Quote the listing below in full and exactly as written, but omit every picture.
╭─ Data segment
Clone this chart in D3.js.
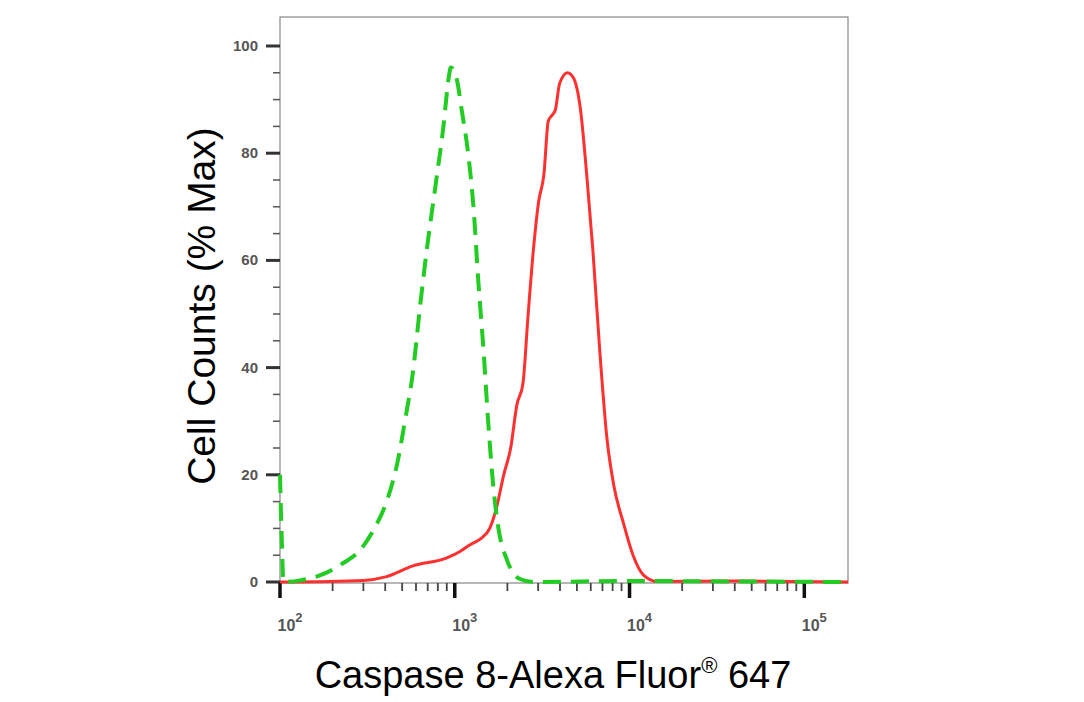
<!DOCTYPE html>
<html>
<head>
<meta charset="utf-8">
<script src="https://cdn.jsdelivr.net/npm/d3@7"></script>
<style>
  body { margin: 0; background: #fff; }
  text { font-family: "Liberation Sans", Arial, sans-serif; }
</style>
</head>
<body>
<div id="chart"></div>
<script>
// log10 of intensity and % max
var greenLog = [2.0, 2.01, 2.02, 2.115, 2.25, 2.36, 2.46, 2.54, 2.61, 2.67, 2.72, 2.76, 2.80, 2.84, 2.89, 2.935, 2.965, 2.977, 3.01, 3.04, 3.08, 3.107, 3.135, 3.165, 3.19, 3.22, 3.25, 3.30, 3.37, 3.45, 4.0, 4.6, 5.25];
var greenVal = [20, 8, 0, 0.3, 1.5, 3.5, 6, 10, 15, 22, 31, 39, 51, 62, 74, 85, 94, 96, 94, 88, 79, 70, 56, 43, 30.5, 18, 10, 4, 0.6, 0, 0.2, 0.1, 0];

var redLog = [2.0, 2.48, 2.61, 2.76, 2.955, 3.03, 3.09, 3.145, 3.20, 3.24, 3.28, 3.32, 3.355, 3.39, 3.42, 3.45, 3.48, 3.51, 3.535, 3.555, 3.575, 3.60, 3.645, 3.68, 3.72, 3.755, 3.79, 3.83, 3.87, 3.91, 3.965, 4.02, 4.08, 4.16, 4.6, 5.25];
var redVal = [0, 0.3, 1, 3, 4.5, 5.7, 7, 8, 10, 14, 20, 25, 33, 37, 50, 62, 71, 76, 86, 87, 88, 93, 95, 94, 88, 76, 62, 43, 27, 18, 11, 5, 1.3, 0.1, 0.2, 0];

var yTicks = [0, 20, 40, 60, 80, 100];
var xDecades = [2, 3, 4, 5];

var W = 1084, H = 702;
var pLeft = 280, pRight = 848, pTop = 17, pBottom = 583;

var svg = d3.select("#chart").append("svg").attr("width", W).attr("height", H);

var x = d3.scaleLinear().domain([2, 5.25]).range([pLeft, pRight]);
var y = d3.scaleLinear().domain([0, 100]).range([582, 46]);

// frame
svg.append("rect").attr("x", pLeft).attr("y", pTop)
    .attr("width", pRight - pLeft).attr("height", pBottom - pTop)
    .attr("fill", "none").attr("stroke", "#888").attr("stroke-width", 1.2);

// y axis ticks
var yMinor = d3.range(0, 101, 5);
svg.selectAll(".ym").data(yMinor).enter().append("line")
    .attr("x1", function (d) { return d % 20 == 0 ? pLeft - 14 : pLeft - 7; })
    .attr("x2", pLeft)
    .attr("y1", function (d) { return y(d); }).attr("y2", function (d) { return y(d); })
    .attr("stroke", function (d) { return d % 20 == 0 ? "#333" : "#555"; })
    .attr("stroke-width", function (d) { return d % 20 == 0 ? 3 : 1.5; });
svg.selectAll(".yl").data(yTicks).enter().append("text")
    .attr("x", pLeft - 22).attr("y", function (d) { return y(d) + 5; })
    .attr("text-anchor", "end").attr("font-size", 15).attr("font-weight", "bold")
    .attr("fill", "#555").text(function (d) { return d; });

// x axis ticks
var xMinor = [];
xDecades.forEach(function (k) {
    for (var m = 1; m < 10; m++) {
        var v = k + Math.log10(m);
        if (v <= 5.25) xMinor.push({ v: v, major: m == 1 });
    }
});
svg.selectAll(".xm").data(xMinor).enter().append("line")
    .attr("x1", function (d) { return x(d.v); }).attr("x2", function (d) { return x(d.v); })
    .attr("y1", pBottom).attr("y2", function (d) { return d.major ? pBottom + 15 : pBottom + 8; })
    .attr("stroke", function (d) { return d.major ? "#111" : "#444"; })
    .attr("stroke-width", function (d) { return d.major ? 3.5 : 1.8; });
var xl = svg.selectAll(".xl").data(xDecades).enter().append("text")
    .attr("x", function (d) { return x(d) + 10; }).attr("y", pBottom + 48)
    .attr("text-anchor", "middle").attr("font-size", 16).attr("font-weight", "bold")
    .attr("fill", "#555");
xl.append("tspan").text("10");
xl.append("tspan").attr("dy", -9).attr("font-size", 13).text(function (d) { return d; });

// curves
var line = d3.line().x(function (d) { return x(d[0]); }).y(function (d) { return y(d[1]); })
    .curve(d3.curveMonotoneX);
svg.append("path").datum(d3.zip(redLog, redVal)).attr("d", line)
    .attr("fill", "none").attr("stroke", "#ff3030").attr("stroke-width", 3);
svg.append("path").datum(d3.zip(greenLog, greenVal)).attr("d", line)
    .attr("fill", "none").attr("stroke", "#22cc22").attr("stroke-width", 4)
    .attr("stroke-dasharray", "18,10");

// axis titles
svg.append("text").attr("transform", "translate(215,306) rotate(-90)")
    .attr("text-anchor", "middle").attr("font-size", 39).attr("fill", "#000")
    .text("Cell Counts (% Max)");
var xt = svg.append("text").attr("x", 553).attr("y", 688)
    .attr("text-anchor", "middle").attr("font-size", 38).attr("fill", "#000");
xt.append("tspan").text("Caspase 8-Alexa Fluor");
xt.append("tspan").attr("dy", -15).attr("font-size", 22).text("®");
xt.append("tspan").attr("dy", 15).text(" 647");
</script>
</body>
</html>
╰─
- _Result of this exercise_:
Clone this chart in D3.js.
<!DOCTYPE html>
<html>
<head>
<meta charset="utf-8">
<script src="https://cdn.jsdelivr.net/npm/d3@7"></script>
<style>
  body { margin: 0; background: #fff; }
  text { font-family: "Liberation Sans", Arial, sans-serif; }
</style>
</head>
<body>
<div id="chart"></div>
<script>
// log10 of intensity and % max
var greenLog = [2.0, 2.01, 2.02, 2.115, 2.25, 2.36, 2.46, 2.54, 2.61, 2.67, 2.72, 2.76, 2.80, 2.84, 2.89, 2.935, 2.965, 2.977, 3.01, 3.04, 3.08, 3.107, 3.135, 3.165, 3.19, 3.22, 3.25, 3.30, 3.37, 3.45, 4.0, 4.6, 5.25];
var greenVal = [20, 8, 0, 0.3, 1.5, 3.5, 6, 10, 15, 22, 31, 39, 51, 62, 74, 85, 94, 96, 94, 88, 79, 70, 56, 43, 30.5, 18, 10, 4, 0.6, 0, 0.2, 0.1, 0];

var redLog = [2.0, 2.48, 2.61, 2.76, 2.955, 3.03, 3.09, 3.145, 3.20, 3.24, 3.28, 3.32, 3.355, 3.39, 3.42, 3.45, 3.48, 3.51, 3.535, 3.555, 3.575, 3.60, 3.645, 3.68, 3.72, 3.755, 3.79, 3.83, 3.87, 3.91, 3.965, 4.02, 4.08, 4.16, 4.6, 5.25];
var redVal = [0, 0.3, 1, 3, 4.5, 5.7, 7, 8, 10, 14, 20, 25, 33, 37, 50, 62, 71, 76, 86, 87, 88, 93, 95, 94, 88, 76, 62, 43, 27, 18, 11, 5, 1.3, 0.1, 0.2, 0];

var yTicks = [0, 20, 40, 60, 80, 100];
var xDecades = [2, 3, 4, 5];

var W = 1084, H = 702;
var pLeft = 280, pRight = 848, pTop = 17, pBottom = 583;

var svg = d3.select("#chart").append("svg").attr("width", W).attr("height", H);

var x = d3.scaleLinear().domain([2, 5.25]).range([pLeft, pRight]);
var y = d3.scaleLinear().domain([0, 100]).range([582, 46]);

// frame
svg.append("rect").attr("x", pLeft).attr("y", pTop)
    .attr("width", pRight - pLeft).attr("height", pBottom - pTop)
    .attr("fill", "none").attr("stroke", "#888").attr("stroke-width", 1.2);

// y axis ticks
var yMinor = d3.range(0, 101, 5);
svg.selectAll(".ym").data(yMinor).enter().append("line")
    .attr("x1", function (d) { return d % 20 == 0 ? pLeft - 14 : pLeft - 7; })
    .attr("x2", pLeft)
    .attr("y1", function (d) { return y(d); }).attr("y2", function (d) { return y(d); })
    .attr("stroke", function (d) { return d % 20 == 0 ? "#333" : "#555"; })
    .attr("stroke-width", function (d) { return d % 20 == 0 ? 3 : 1.5; });
svg.selectAll(".yl").data(yTicks).enter().append("text")
    .attr("x", pLeft - 22).attr("y", function (d) { return y(d) + 5; })
    .attr("text-anchor", "end").attr("font-size", 15).attr("font-weight", "bold")
    .attr("fill", "#555").text(function (d) { return d; });

// x axis ticks
var xMinor = [];
xDecades.forEach(function (k) {
    for (var m = 1; m < 10; m++) {
        var v = k + Math.log10(m);
        if (v <= 5.25) xMinor.push({ v: v, major: m == 1 });
    }
});
svg.selectAll(".xm").data(xMinor).enter().append("line")
    .attr("x1", function (d) { return x(d.v); }).attr("x2", function (d) { return x(d.v); })
    .attr("y1", pBottom).attr("y2", function (d) { return d.major ? pBottom + 15 : pBottom + 8; })
    .attr("stroke", function (d) { return d.major ? "#111" : "#444"; })
    .attr("stroke-width", function (d) { return d.major ? 3.5 : 1.8; });
var xl = svg.selectAll(".xl").data(xDecades).enter().append("text")
    .attr("x", function (d) { return x(d) + 10; }).attr("y", pBottom + 48)
    .attr("text-anchor", "middle").attr("font-size", 16).attr("font-weight", "bold")
    .attr("fill", "#555");
xl.append("tspan").text("10");
xl.append("tspan").attr("dy", -9).attr("font-size", 13).text(function (d) { return d; });

// curves
var line = d3.line().x(function (d) { return x(d[0]); }).y(function (d) { return y(d[1]); })
    .curve(d3.curveMonotoneX);
svg.append("path").datum(d3.zip(redLog, redVal)).attr("d", line)
    .attr("fill", "none").attr("stroke", "#ff3030").attr("stroke-width", 3);
svg.append("path").datum(d3.zip(greenLog, greenVal)).attr("d", line)
    .attr("fill", "none").attr("stroke", "#22cc22").attr("stroke-width", 4)
    .attr("stroke-dasharray", "18,10");

// axis titles
svg.append("text").attr("transform", "translate(215,306) rotate(-90)")
    .attr("text-anchor", "middle").attr("font-size", 39).attr("fill", "#000")
    .text("Cell Counts (% Max)");
var xt = svg.append("text").attr("x", 553).attr("y", 688)
    .attr("text-anchor", "middle").attr("font-size", 38).attr("fill", "#000");
xt.append("tspan").text("Caspase 8-Alexa Fluor");
xt.append("tspan").attr("dy", -15).attr("font-size", 22).text("®");
xt.append("tspan").attr("dy", 15).text(" 647");
</script>
</body>
</html>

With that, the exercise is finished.